Located just over 200 miles from the shores of Santa Barbara, Coachella Valley is best known for its namesake festival that attracts hundreds of thousands of music fans every year. Underneath the glamorous exterior created by the posts of vacationing celebrities and Instagram influencers, however, lies a different reality: the one populated by the undocumented, migrant farmworkers who toil the valley’s fields for little pay and poor living conditions.

Courtesy of KEYT

It’s this hidden reality that director Aaron Maurer aims to explore in his documentary “Invisible Valley.” Premiering on opening night of this year’s Santa Barbara International Film Festival (SBIFF), the film follows the lives of those in the Coachella Valley over the course of four seasons, from the farmworkers toiling in the fields to the revelers at the Coachella music festival.

The picture that Maurer creates is one of extreme contrasts: that of the gleaming and neatly manicured properties of the affluent class clashing with the squalor the migrant workers in the surrounding areas live in. Neither group, however, remains in Coachella permanently, with the workers uprooting their families to follow the harvest, and wealthy “snowbirds” returning to their summer homes to escape the heat of the changing seasons. 

Maurer portrays this transient nature of Coachella’s residents with the composure and delicacy of a seasoned filmmaker, often framing the valley in vast but stationary shots. This allows its subjects to move in and out of frame just as they do the valley, the imagery as melancholy as often as it is beautiful. 

As expansive as Maurer’s lens is, the film’s main focus is intimately profiling those who live and work in Coachella Valley. Over the course of the documentary, we follow several residents from a variety of backgrounds and income levels, like Maria, a “snowbird” who paints pictures of farmworkers, or Gloria, a nun who runs a local shelter that serves many farmworkers.

Most impactful of all, however, are the perspectives of the farmworkers themselves, almost all of whom are undocumented. Entering their homes makes the stark contrast in living conditions become even more affecting, as we see up close their struggles with putting food on the table, the toll that constant moving has on their children and the ever-present fear of raids from U.S. Immigration and Customs Enforcement. 

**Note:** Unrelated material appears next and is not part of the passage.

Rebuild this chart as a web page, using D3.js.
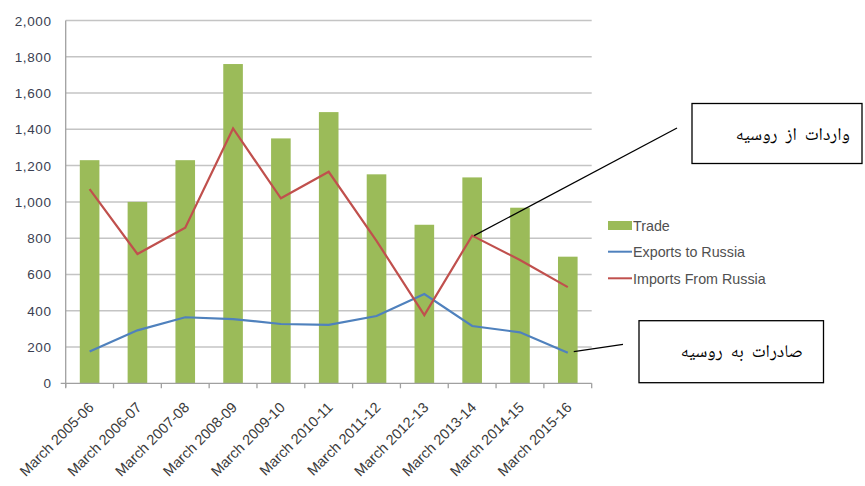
<!DOCTYPE html>
<meta charset="utf-8">
<head>
  <title>Trade with Russia</title>
  <script src="https://cdn.jsdelivr.net/npm/d3@7"></script>
  <style>
    body {margin: 0; background: #fff;}
    svg text {font-family: "Liberation Sans", Arial, sans-serif;}
    .fa {font-family: "Noto Naskh Arabic", "Noto Sans Arabic", "DejaVu Sans", sans-serif; word-spacing: 4px;}
  </style>
</head>
<body>
<div id="chart"></div>
<script>
// data
var years = ["March 2005-06", "March 2006-07", "March 2007-08", "March 2008-09", "March 2009-10",
             "March 2010-11", "March 2011-12", "March 2012-13", "March 2013-14", "March 2014-15", "March 2015-16"];
var tradeVals   = [1230, 1000, 1230, 1760, 1350, 1495, 1152, 874, 1135, 968, 698];
var exportVals  = [175, 292, 364, 354, 327, 322, 371, 492, 316, 281, 169];
var importVals  = [1070, 713, 858, 1405, 1020, 1166, 785, 376, 814, 680, 530];
var yTicks = [0, 200, 400, 600, 800, 1000, 1200, 1400, 1600, 1800, 2000];

var W = 865, H = 486;
var svg = d3.select("#chart").append("svg").attr("width", W).attr("height", H);

// plot area (don't call it "top", window.top is taken)
var plotL = 65.7, plotR = 591.7, plotT = 20.5, plotB = 383.3;

var x = d3.scaleBand().domain(years).range([plotL, plotR]).padding(0);
var y = d3.scaleLinear().domain([0, 2000]).range([plotB, plotT]);
var cx = function(d) { return x(d) + x.bandwidth() / 2; };

// gridlines
svg.append("g").selectAll("line")
   .data(yTicks.filter(function(d){ return d > 0; }))
   .enter().append("line")
   .attr("x1", plotL).attr("x2", plotR)
   .attr("y1", function(d){ return y(d); }).attr("y2", function(d){ return y(d); })
   .style("stroke", "#c4c4c4").style("stroke-width", 1.5);

// y labels
svg.append("g").selectAll("text")
   .data(yTicks).enter().append("text")
   .attr("x", 51.5).attr("y", function(d){ return y(d) + 5; })
   .attr("text-anchor", "end")
   .style("font-size", "13.5px").style("letter-spacing", "0.6px")
   .style("fill", "#3b3f52")
   .text(function(d){ return d3.format(",")(d); });

// bars
var barW = x.bandwidth() * 0.41;
svg.append("g").selectAll("rect")
   .data(years).enter().append("rect")
   .attr("x", function(d){ return cx(d) - barW / 2; })
   .attr("width", barW)
   .attr("y", function(d, i){ return y(tradeVals[i]); })
   .attr("height", function(d, i){ return plotB - y(tradeVals[i]); })
   .style("fill", "#9bbb59");

// axes lines
svg.append("line").attr("x1", plotL).attr("x2", plotL).attr("y1", plotT).attr("y2", plotB + 4)
   .style("stroke", "#a0a0a0").style("stroke-width", 1.3);
svg.append("line").attr("x1", plotL - 5).attr("x2", plotR).attr("y1", plotB).attr("y2", plotB)
   .style("stroke", "#a0a0a0").style("stroke-width", 1.3);
svg.append("g").selectAll("line")
   .data(years.concat(["end"])).enter().append("line")
   .attr("x1", function(d, i){ return plotL + i * x.step(); })
   .attr("x2", function(d, i){ return plotL + i * x.step(); })
   .attr("y1", plotB).attr("y2", plotB + 5)
   .style("stroke", "#a0a0a0").style("stroke-width", 1.3);

// lines
var lineGen = function(vals) {
  return d3.line().x(function(d){ return cx(d); }).y(function(d, i){ return y(vals[i]); })(years);
};
svg.append("path").attr("d", lineGen(exportVals))
   .style("fill", "none").style("stroke", "#4f81bd").style("stroke-width", 2.2);
svg.append("path").attr("d", lineGen(importVals))
   .style("fill", "none").style("stroke", "#c0504d").style("stroke-width", 2.2);

// x labels
svg.append("g").selectAll("text")
   .data(years).enter().append("text")
   .attr("transform", function(d){ return "translate(" + (cx(d) + 5) + "," + (plotB + 25) + ") rotate(-45)"; })
   .attr("text-anchor", "end")
   .style("font-size", "14.5px")
   .style("fill", "#3b3b3b")
   .text(function(d){ return d; });

// legend
var legend = svg.append("g").attr("transform", "translate(608,0)");
legend.append("rect").attr("x", 0).attr("y", 221).attr("width", 24).attr("height", 9).style("fill", "#9bbb59");
legend.append("line").attr("x1", 0).attr("x2", 24).attr("y1", 251.7).attr("y2", 251.7)
      .style("stroke", "#4f81bd").style("stroke-width", 2);
legend.append("line").attr("x1", 0).attr("x2", 24).attr("y1", 278.3).attr("y2", 278.3)
      .style("stroke", "#c0504d").style("stroke-width", 2);
legend.selectAll("text.leg")
      .data(["Trade", "Exports to Russia", "Imports From Russia"])
      .enter().append("text")
      .attr("class", "leg")
      .attr("x", 25)
      .attr("y", function(d, i){ return [230.5, 257, 283.5][i]; })
      .style("font-size", "14.3px").style("fill", "#505050")
      .text(function(d){ return d; });

// annotations
var iIdx = years.indexOf("March 2013-14");
var eIdx = years.indexOf("March 2015-16");
svg.append("line")
   .attr("x1", cx(years[iIdx]) + 2).attr("y1", y(importVals[iIdx]))
   .attr("x2", 677).attr("y2", 128)
   .style("stroke", "#000").style("stroke-width", 1.3);
svg.append("line")
   .attr("x1", cx(years[eIdx]) + 6).attr("y1", y(exportVals[eIdx]) - 1)
   .attr("x2", 623).attr("y2", 344.3)
   .style("stroke", "#000").style("stroke-width", 1.3);

svg.append("rect").attr("x", 692).attr("y", 103.5).attr("width", 170).attr("height", 60)
   .style("fill", "#fff").style("stroke", "#000").style("stroke-width", 1.3);
svg.append("text").attr("class", "fa").attr("x", 850).attr("y", 140).attr("text-anchor", "end")
   .style("font-size", "18px").style("fill", "#000")
   .text("واردات از روسیه");

svg.append("rect").attr("x", 639).attr("y", 320.7).attr("width", 184.5).attr("height", 62)
   .style("fill", "#fff").style("stroke", "#000").style("stroke-width", 1.3);
svg.append("text").attr("class", "fa").attr("x", 803).attr("y", 357).attr("text-anchor", "end")
   .style("font-size", "18px").style("fill", "#000")
   .text("صادرات به روسیه");
</script>
</body>
</html>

As stark as the differences are along the lines of race and class in “Invisible Valley,” however, the film is careful not to pit the two communities against each other. Instead, the documentary is far more interested in what draws them together, like scenes of Maria volunteering her time and money to Gloria’s shelters, or wealthier residents working at food banks for the migrants. Despite the extreme hardships their families must endure, the simple joys and generosities of the undocumented workers are truly remarkable. Even though the contrast between Coachella Valley’s residents is vast, the film suggests there is more that unites them than divides them — an admirable sentiment, for sure.

It’s also within this more fragmented nature, nonetheless, that “Invisible Valley” falters. The film has so many subjects, that it spends much of its time introducing and profiling them, which can often make it seem like the film lacks a meaningful sense of progression. The film attempts to structure itself into sections based on the four seasons of spring, summer, fall and winter, but without a central narrative to tie itself together, these transitions can come across as jarring. 

Indeed, much of the documentary is affected by this sense of malaise. While it is unquestionably effective in raising our sympathies, the film doesn’t thoroughly interrogate the social, corporate and political forces that create the inequalities and transient lifestyles of the migrant workers that it portrays. Rarely does the film go further than highlighting the characters’ personal struggles and, as a result, the portrait created is one of a situation that, while unfortunate, is simply a fact of life. The film’s subjects are simply the latest to pass through hardships, like so many residents throughout Coachella Valley, thereby effectively absolving the upper-class residents of their role in upholding the institutions that created and continue to exploit these workers. 

While “Invisible Valley” is careful to always frame its more disadvantaged subjects sympathetically, it does so through a distinctly genteel lens, one that seeks to reassure the privileged class of its innocence in the proceedings just as much as it shows the plight of the undocumented worker. As a result, the film feels much the same as many well-meaning documentaries before it, offering a poignant picture of a marginalized community, but falling frustratingly short of offering much else beyond eliciting sympathy. 

The work that the film does in creating a sympathetic portrayal of undocumented migrant workers, however, might be more relevant than ever in today’s day and age. Once again, the “crisis at the border” has become the issue du jour, and the right-wing messaging machine has begun to rev up once again, painting Central and South American migrants as dangerous, gang-affiliated and, in the age of COVID-19, disease-carriers. 

The simple act of humanizing migrant workers might be the documentary’s greatest asset, as it gives faces and names to a group so often faceless and so often demonized. Regardless of political context, “Invisible Valley” remains an empathetic and gorgeously shot portrait of a place and a community so often overlooked.